▸ Given exercise
Everything from the first line of the data below through the line that contains "import plotly.graph_objects as go" should be written out exactly, please, and nothing more; the pictures stay out.

▸ Source material
=-=-=

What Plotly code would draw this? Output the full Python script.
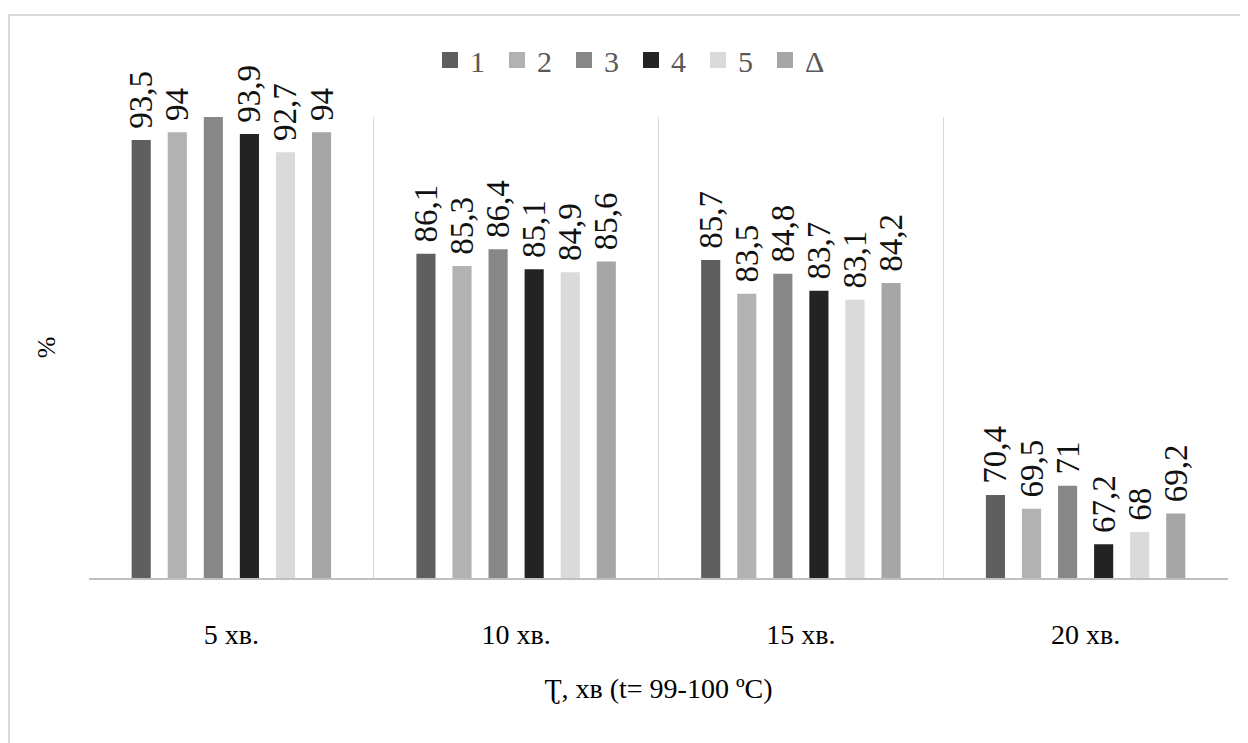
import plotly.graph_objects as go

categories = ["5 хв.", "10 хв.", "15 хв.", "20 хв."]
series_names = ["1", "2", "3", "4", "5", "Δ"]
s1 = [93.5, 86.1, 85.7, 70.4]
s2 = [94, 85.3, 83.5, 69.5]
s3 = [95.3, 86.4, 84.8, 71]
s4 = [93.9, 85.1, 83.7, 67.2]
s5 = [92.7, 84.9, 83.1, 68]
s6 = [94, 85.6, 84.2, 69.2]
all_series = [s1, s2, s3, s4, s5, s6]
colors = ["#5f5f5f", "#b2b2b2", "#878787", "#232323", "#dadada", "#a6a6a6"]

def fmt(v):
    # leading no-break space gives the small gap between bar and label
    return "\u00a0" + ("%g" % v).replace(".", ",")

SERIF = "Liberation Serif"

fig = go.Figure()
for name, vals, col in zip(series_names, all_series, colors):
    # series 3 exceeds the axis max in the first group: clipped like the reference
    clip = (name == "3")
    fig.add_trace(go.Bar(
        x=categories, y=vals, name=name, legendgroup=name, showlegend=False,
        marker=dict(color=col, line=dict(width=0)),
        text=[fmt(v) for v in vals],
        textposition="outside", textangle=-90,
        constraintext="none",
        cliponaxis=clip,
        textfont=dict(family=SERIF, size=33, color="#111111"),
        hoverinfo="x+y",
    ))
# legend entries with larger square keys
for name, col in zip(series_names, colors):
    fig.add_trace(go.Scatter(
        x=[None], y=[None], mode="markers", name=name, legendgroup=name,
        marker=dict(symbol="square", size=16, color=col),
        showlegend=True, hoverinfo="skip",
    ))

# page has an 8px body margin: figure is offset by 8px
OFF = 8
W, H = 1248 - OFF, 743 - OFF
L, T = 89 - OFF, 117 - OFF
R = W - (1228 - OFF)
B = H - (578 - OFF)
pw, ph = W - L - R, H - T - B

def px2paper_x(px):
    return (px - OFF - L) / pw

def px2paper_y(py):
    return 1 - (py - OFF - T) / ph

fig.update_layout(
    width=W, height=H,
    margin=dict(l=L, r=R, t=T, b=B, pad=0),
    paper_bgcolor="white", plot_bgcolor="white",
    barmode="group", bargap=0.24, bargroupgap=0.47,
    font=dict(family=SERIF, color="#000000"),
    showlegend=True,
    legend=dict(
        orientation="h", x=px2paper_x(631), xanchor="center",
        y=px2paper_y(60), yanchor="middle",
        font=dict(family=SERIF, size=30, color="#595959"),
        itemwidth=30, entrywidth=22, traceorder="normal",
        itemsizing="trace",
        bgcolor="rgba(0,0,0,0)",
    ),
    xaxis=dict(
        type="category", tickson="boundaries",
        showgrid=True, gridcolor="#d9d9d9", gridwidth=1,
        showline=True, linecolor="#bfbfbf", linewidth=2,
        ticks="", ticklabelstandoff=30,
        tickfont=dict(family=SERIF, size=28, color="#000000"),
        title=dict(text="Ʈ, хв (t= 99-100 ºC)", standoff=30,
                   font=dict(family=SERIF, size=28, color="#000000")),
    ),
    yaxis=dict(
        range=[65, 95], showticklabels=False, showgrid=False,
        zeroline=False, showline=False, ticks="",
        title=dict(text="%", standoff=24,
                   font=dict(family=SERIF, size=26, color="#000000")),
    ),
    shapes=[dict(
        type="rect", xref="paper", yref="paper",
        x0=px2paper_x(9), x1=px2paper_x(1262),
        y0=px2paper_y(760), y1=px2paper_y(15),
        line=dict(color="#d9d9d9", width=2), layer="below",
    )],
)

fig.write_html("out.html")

=-=-=

▸ Answer in full
What Plotly code would draw this? Output the full Python script.
import plotly.graph_objects as go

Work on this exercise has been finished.